» Your objective: Below are some records. Pull every line that contains the word "full".

[Saved data entries]
..............................

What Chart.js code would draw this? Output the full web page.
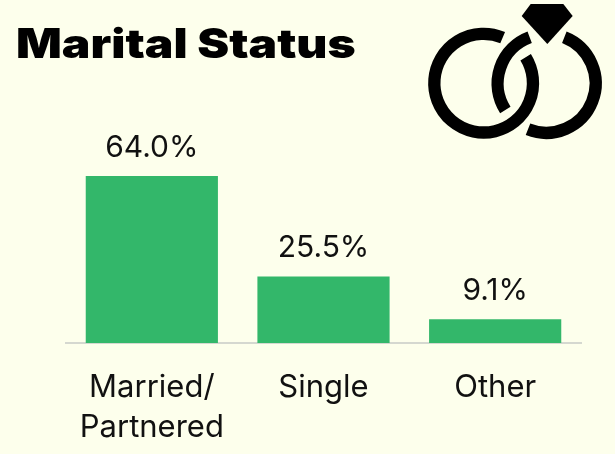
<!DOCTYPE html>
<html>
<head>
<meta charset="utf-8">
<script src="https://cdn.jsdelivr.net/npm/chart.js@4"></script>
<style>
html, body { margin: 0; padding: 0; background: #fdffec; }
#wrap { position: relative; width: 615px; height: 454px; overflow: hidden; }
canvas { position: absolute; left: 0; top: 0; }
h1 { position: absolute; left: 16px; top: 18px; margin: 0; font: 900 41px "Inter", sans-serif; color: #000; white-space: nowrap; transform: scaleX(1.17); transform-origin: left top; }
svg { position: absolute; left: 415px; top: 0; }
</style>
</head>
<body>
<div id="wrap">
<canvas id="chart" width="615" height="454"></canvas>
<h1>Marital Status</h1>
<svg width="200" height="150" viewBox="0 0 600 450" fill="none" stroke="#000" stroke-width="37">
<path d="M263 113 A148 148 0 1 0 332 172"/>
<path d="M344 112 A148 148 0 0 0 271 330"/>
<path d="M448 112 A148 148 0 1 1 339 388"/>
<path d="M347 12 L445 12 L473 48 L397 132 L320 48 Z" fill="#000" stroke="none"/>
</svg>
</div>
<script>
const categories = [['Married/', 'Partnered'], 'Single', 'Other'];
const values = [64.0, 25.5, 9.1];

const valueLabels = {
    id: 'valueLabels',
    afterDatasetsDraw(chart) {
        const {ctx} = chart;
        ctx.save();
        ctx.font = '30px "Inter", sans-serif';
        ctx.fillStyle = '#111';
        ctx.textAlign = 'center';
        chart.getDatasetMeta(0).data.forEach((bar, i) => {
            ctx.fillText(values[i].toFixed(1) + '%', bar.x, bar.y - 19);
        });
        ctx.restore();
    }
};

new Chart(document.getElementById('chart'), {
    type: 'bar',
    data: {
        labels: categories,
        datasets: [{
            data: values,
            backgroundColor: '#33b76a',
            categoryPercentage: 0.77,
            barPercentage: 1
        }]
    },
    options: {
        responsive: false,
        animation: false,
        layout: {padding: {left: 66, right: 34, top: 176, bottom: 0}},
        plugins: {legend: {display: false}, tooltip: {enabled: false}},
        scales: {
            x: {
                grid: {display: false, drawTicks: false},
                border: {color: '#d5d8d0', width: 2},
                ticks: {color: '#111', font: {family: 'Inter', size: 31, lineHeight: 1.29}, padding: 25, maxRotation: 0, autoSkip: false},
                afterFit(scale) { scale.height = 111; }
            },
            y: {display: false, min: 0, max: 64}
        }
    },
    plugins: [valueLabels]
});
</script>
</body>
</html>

..............................

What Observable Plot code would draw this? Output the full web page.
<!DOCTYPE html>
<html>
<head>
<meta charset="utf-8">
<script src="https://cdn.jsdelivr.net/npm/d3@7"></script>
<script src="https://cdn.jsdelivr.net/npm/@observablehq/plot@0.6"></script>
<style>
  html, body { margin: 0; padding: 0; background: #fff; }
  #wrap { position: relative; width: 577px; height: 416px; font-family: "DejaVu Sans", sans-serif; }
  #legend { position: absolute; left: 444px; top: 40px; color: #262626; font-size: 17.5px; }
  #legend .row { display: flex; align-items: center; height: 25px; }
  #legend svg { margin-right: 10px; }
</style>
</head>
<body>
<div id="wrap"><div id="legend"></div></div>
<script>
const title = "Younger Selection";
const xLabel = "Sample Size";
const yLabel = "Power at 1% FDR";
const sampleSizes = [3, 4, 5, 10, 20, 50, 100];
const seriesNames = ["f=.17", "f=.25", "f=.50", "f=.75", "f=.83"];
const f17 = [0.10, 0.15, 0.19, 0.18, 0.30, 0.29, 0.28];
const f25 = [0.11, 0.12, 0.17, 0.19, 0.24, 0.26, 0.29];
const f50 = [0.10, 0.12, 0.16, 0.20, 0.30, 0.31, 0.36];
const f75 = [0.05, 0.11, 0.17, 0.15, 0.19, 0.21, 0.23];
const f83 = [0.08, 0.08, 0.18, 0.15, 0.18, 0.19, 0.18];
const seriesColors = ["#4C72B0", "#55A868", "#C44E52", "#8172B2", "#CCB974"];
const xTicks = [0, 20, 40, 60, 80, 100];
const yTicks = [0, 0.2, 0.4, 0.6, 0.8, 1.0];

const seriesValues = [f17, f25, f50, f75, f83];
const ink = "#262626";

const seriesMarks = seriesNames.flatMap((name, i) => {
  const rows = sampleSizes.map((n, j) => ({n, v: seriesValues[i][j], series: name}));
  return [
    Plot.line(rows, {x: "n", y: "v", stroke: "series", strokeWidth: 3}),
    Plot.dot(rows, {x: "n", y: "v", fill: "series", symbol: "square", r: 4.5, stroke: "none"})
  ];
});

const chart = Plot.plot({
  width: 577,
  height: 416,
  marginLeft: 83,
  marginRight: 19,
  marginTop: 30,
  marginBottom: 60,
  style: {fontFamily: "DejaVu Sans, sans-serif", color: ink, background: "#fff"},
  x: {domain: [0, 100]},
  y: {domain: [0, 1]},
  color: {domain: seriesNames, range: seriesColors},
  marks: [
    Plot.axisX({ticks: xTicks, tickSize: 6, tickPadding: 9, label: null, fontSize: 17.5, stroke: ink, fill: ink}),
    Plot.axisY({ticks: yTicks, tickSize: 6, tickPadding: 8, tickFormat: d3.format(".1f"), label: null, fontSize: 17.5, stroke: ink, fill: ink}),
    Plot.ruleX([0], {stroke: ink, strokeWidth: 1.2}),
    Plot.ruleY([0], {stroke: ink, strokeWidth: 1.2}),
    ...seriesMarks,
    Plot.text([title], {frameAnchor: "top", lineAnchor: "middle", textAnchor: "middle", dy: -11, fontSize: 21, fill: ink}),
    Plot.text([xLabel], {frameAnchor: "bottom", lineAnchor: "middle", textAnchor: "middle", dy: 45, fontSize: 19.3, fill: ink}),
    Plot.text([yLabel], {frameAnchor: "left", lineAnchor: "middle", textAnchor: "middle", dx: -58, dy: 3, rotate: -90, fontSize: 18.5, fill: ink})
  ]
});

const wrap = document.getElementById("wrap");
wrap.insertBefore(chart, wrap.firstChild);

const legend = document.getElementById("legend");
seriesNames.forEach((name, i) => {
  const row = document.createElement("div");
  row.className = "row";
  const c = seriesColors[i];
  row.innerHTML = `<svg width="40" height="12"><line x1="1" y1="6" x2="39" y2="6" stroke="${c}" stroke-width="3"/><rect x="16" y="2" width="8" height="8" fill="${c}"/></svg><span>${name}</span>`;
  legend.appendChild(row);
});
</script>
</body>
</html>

..............................

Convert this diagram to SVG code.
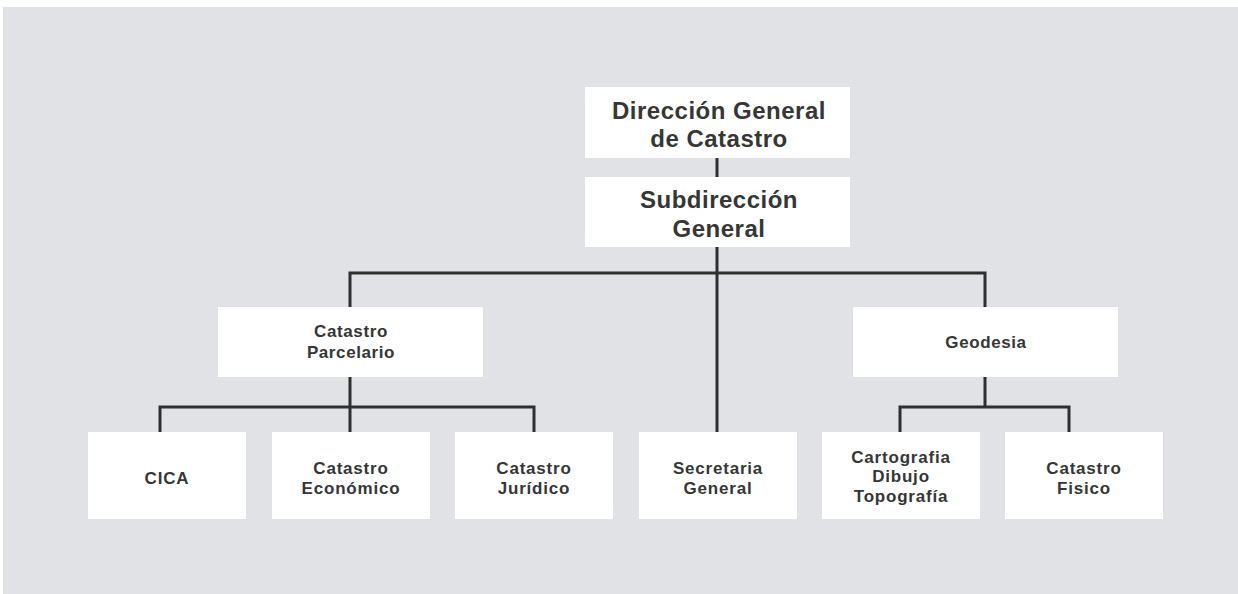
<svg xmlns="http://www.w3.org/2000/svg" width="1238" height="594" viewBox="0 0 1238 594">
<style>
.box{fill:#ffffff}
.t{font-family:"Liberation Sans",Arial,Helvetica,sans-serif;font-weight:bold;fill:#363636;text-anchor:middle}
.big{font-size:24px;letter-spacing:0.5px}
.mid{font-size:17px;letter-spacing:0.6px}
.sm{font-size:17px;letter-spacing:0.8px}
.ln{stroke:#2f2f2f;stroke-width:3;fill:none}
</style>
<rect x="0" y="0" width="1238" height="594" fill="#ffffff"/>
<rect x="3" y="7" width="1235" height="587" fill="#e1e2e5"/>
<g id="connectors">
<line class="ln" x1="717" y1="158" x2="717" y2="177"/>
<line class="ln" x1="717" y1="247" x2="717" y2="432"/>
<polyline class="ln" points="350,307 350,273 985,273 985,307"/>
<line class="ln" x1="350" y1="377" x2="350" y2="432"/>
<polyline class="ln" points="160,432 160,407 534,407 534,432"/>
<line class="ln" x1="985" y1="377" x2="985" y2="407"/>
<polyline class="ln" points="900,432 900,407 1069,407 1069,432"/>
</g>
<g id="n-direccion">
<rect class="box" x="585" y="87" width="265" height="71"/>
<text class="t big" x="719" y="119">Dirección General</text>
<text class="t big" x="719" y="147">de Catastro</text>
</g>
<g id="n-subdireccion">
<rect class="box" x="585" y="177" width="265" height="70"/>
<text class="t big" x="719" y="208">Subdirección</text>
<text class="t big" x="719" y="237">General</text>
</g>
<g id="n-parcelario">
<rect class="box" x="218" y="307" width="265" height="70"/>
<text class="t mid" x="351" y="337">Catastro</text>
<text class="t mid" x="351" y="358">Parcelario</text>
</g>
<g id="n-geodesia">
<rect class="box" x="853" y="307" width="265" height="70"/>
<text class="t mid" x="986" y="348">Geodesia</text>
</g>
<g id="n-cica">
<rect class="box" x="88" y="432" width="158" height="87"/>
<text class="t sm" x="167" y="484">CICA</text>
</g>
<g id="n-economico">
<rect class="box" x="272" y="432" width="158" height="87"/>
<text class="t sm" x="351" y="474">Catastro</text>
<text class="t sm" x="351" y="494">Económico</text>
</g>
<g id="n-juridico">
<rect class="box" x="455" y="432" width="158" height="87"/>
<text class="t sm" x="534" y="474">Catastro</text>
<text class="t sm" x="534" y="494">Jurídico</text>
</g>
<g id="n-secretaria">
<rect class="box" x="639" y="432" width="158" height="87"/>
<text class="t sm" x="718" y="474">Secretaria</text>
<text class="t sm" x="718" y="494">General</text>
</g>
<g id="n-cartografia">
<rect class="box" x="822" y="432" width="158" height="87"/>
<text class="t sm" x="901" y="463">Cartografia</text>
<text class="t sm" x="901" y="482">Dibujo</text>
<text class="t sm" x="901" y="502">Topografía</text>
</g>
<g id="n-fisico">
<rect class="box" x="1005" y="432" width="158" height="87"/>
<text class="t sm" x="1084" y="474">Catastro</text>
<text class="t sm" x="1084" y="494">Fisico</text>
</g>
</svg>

..............................

» Written answer:
What Chart.js code would draw this? Output the full web page.
What Observable Plot code would draw this? Output the full web page.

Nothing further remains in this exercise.